Photo Credit: Paige Green

It was her husband Geoff (“the idea man”), a retired astronomer, who envisioned the labyrinth—the largest in all of California. The “medieval seven-circuit” labyrinth will hit peak bloom in mid-June and is planted with seven different varieties of lavender, including pink and white and the twice-blooming Munstead lavender. An aerial view reveals its near-perfect precision.  

Unlike mazes, which are about finding your way out, labyrinths are for journeying intentionally on a single path. There’s no getting lost. “You can just walk,” says Kegley, “and you’ll end up in a good spot.” Some walk alone, others in pairs, some silent, others talking.  

“And if you’re under 10,” she says with a smile, “you usually have to run it.”  

In this hyper-productive climate, where “we’re always being pulled in a thousand different directions,” as Kegley puts it, the labyrinth is the perfect opportunity to slow down and be present. Bee-themed benches made by local beekeeper and woodworker Thea Vierling encourage you to rest and take your time, and the grassy center is an ideal picnic spot. 

Most people have likely noticed the cute forest green farm stand on the side of Petaluma Hill Road. There are many reasons to pull over: In addition to cut flowers and seasonal veggies, the beautifully curated space also sells local honey, beeswax candles, stuffed toy jack rabbits and bobcats, and various lavender products like hydrosols, oils, and even glass sushi dishes. Writings by Anne Lamott, Jack Kornfield, and Thich Nhat Hanh share shelf space with books on bees and gardening.  

After hosting her 60th birthday party there, and the Sonoma County Beekeepers Association picnic for 200 people last summer, Kegley is excited about their latest venture, weddings. In addition to the photogenic labyrinth, the land has an event center with a full kitchen and a newly minted pavilion area that will seat 120 people for dinner. (And, did I mention all the flowers?) 

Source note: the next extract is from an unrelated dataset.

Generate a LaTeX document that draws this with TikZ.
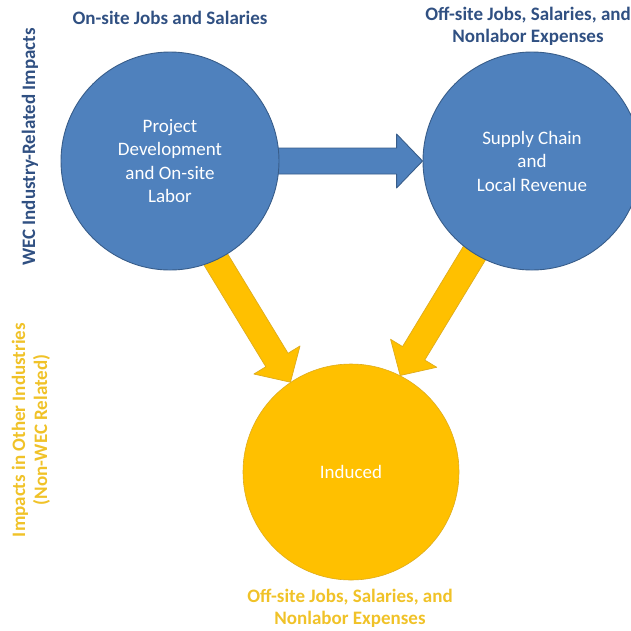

On a lazy Sunday, I wandered the labyrinth and grounds with my husband and two young daughters, noticing how active the bees were compared to only nine days before. The sun shone bright and warm, and out of nowhere, a swarm converged and started moving towards us. We dashed west while they headed east, a humming bee tornado.  

By the time we flagged Kegley down, she’d missed the whole thing, busy with another colony. She gestured towards a big hollow tree at the southeast corner of the farm, their likely destination, then headed back down the slope to investigate which hive they came from. 


Bees N Blooms is open Thursday through Sunday until Labor Day. 11am to 4pm.